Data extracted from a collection
(begin)

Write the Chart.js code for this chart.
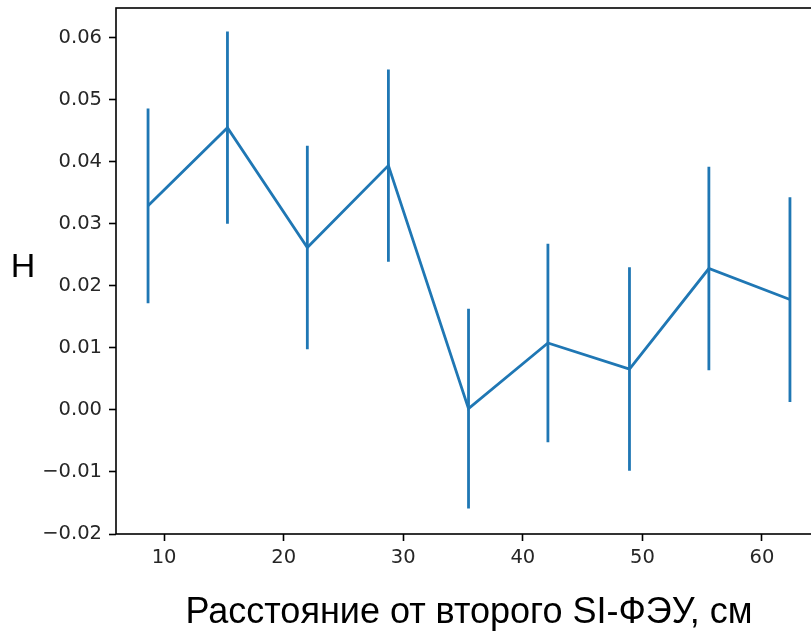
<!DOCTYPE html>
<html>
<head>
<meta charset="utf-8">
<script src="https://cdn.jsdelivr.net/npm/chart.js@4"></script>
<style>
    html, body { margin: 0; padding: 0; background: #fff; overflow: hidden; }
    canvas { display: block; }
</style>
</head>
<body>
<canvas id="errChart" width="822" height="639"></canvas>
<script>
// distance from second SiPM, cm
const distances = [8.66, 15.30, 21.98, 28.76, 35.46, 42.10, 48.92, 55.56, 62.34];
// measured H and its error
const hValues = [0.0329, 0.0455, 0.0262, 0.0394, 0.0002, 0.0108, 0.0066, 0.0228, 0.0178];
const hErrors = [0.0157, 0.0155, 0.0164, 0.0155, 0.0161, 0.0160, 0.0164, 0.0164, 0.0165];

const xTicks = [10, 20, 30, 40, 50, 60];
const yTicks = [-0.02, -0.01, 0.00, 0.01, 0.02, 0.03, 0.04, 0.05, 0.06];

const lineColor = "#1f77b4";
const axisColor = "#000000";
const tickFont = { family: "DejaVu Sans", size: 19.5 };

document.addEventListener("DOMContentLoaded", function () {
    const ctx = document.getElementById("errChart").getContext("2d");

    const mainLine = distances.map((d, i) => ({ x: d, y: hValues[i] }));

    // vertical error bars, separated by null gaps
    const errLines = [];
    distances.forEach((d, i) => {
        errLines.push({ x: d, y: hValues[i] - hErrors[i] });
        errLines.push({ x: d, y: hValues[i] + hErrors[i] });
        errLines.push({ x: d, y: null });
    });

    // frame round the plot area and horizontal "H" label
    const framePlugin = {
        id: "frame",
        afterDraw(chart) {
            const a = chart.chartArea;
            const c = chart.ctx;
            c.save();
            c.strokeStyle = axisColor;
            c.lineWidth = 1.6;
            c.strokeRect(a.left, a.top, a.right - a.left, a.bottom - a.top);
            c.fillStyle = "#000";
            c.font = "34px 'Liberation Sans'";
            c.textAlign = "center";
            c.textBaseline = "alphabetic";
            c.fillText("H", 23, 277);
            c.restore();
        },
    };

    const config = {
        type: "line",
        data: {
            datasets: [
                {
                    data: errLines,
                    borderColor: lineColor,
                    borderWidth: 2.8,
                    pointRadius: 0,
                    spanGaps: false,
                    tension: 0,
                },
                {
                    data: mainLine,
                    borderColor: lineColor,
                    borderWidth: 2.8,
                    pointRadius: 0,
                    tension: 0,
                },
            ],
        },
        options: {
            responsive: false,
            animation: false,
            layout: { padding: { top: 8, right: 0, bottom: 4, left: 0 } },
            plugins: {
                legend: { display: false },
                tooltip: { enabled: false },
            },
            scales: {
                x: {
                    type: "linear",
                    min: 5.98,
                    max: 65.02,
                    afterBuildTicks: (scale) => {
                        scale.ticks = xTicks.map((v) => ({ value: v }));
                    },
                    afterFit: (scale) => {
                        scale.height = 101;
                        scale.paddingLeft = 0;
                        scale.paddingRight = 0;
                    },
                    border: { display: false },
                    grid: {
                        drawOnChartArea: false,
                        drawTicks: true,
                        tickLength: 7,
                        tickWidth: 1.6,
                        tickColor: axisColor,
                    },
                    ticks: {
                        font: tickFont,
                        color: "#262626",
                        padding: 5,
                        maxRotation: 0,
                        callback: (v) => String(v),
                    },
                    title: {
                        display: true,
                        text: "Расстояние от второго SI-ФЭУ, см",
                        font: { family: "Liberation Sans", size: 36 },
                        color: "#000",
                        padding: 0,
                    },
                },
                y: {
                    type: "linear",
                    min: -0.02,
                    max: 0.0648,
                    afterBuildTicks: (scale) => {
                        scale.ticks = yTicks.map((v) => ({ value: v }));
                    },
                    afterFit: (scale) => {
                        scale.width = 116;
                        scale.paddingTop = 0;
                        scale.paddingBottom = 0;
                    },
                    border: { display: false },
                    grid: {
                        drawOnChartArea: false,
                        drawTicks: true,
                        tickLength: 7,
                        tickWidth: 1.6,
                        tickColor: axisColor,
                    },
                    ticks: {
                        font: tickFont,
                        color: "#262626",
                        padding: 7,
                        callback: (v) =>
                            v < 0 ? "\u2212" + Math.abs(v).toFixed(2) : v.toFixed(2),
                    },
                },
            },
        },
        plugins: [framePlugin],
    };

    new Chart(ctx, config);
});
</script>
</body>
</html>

(end)
(begin)

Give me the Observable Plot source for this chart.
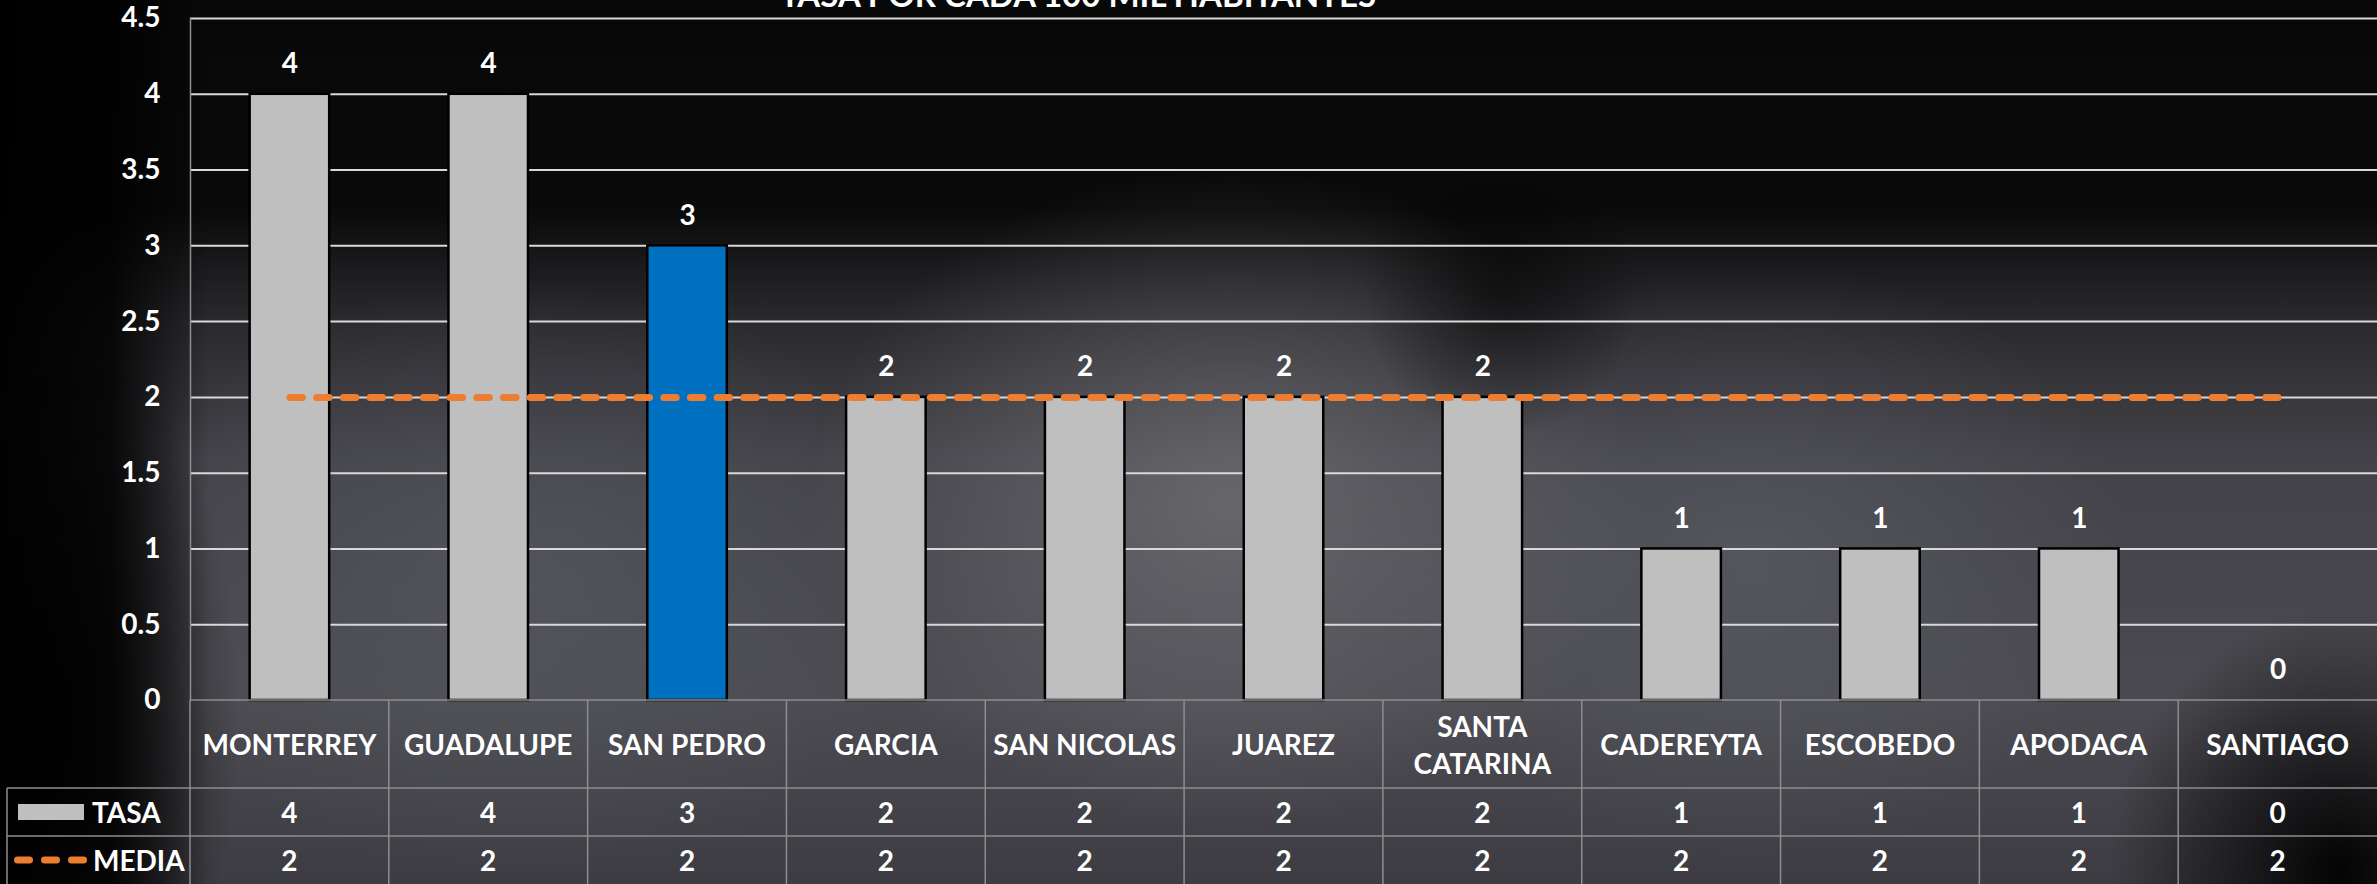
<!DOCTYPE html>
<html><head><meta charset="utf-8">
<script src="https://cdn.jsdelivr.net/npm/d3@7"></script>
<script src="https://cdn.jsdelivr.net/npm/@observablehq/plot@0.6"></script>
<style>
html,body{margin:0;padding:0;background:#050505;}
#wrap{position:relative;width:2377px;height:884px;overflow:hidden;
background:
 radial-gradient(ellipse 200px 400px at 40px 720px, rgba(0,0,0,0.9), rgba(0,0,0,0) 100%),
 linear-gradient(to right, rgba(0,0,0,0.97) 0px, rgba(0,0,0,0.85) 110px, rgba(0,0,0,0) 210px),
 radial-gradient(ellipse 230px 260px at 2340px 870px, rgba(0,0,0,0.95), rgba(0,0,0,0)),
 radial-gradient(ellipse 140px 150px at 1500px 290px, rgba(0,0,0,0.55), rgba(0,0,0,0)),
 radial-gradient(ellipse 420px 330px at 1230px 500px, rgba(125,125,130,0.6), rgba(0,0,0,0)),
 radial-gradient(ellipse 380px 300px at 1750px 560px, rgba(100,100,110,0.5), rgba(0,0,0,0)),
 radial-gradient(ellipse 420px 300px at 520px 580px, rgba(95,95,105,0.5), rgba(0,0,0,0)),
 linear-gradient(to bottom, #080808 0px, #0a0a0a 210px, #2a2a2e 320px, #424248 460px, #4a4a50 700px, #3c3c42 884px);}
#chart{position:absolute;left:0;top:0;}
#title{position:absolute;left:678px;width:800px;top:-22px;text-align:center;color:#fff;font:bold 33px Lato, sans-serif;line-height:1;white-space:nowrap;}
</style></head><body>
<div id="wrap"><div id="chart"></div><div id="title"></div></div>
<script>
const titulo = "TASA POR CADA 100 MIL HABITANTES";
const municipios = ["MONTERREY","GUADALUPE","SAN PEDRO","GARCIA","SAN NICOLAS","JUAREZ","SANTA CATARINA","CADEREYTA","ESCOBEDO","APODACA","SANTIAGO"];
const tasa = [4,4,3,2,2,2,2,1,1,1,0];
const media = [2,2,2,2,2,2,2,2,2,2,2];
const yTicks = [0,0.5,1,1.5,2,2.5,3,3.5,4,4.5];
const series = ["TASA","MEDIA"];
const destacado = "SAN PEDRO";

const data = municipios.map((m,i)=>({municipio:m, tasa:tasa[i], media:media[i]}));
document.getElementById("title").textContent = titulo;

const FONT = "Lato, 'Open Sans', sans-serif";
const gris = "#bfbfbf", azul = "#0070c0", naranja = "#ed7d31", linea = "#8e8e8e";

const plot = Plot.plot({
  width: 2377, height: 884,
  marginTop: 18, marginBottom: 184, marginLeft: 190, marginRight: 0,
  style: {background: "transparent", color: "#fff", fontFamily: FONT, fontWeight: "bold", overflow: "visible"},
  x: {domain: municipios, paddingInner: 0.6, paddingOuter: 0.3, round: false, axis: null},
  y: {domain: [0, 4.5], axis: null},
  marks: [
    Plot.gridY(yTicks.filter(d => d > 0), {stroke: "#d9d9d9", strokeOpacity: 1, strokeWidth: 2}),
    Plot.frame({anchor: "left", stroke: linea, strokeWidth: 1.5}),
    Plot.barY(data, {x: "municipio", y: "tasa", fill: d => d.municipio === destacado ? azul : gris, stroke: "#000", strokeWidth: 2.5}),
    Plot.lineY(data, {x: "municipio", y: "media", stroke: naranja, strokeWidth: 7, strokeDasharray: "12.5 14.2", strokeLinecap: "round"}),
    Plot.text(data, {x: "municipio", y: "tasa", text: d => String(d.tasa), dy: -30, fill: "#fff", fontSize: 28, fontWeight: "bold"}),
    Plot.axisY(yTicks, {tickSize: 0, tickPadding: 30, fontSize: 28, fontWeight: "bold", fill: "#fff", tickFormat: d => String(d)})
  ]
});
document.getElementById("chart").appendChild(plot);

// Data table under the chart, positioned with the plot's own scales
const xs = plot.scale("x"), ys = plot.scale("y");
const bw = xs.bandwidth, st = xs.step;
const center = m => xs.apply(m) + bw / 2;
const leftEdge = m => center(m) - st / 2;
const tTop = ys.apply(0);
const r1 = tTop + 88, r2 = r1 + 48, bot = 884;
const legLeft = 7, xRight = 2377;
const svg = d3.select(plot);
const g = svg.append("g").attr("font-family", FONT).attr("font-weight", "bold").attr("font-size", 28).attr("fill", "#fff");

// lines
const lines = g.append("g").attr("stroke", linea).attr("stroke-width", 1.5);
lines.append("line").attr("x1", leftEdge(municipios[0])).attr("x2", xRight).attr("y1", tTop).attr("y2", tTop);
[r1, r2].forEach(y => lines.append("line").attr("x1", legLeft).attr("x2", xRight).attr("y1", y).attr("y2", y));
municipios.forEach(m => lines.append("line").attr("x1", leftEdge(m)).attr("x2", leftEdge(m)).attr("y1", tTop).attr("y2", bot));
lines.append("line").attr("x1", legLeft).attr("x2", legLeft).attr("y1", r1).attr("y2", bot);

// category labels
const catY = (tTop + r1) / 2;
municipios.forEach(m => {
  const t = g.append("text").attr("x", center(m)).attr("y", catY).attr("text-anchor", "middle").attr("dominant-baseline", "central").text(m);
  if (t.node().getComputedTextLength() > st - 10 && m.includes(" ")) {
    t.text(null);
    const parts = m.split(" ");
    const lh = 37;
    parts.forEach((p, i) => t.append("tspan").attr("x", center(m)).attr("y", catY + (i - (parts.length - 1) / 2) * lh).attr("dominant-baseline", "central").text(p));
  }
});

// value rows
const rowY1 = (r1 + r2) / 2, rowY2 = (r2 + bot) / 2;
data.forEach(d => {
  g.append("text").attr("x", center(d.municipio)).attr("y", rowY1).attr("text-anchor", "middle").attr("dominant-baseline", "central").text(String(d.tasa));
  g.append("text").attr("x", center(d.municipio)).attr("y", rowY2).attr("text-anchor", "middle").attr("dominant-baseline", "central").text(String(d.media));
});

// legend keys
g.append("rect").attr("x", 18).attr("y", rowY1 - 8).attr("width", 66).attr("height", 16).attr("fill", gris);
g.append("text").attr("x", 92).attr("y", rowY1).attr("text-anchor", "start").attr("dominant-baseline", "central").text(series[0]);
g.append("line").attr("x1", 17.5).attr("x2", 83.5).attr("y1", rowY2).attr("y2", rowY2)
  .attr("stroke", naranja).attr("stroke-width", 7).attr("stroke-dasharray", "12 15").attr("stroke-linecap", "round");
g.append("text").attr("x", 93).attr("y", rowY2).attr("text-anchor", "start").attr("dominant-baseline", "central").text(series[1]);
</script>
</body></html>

(end)

GIVEN INSTRUCTION
In the records above, tally the lines where the word "this" appears, and give the number and nothing else.

OUTPUT
2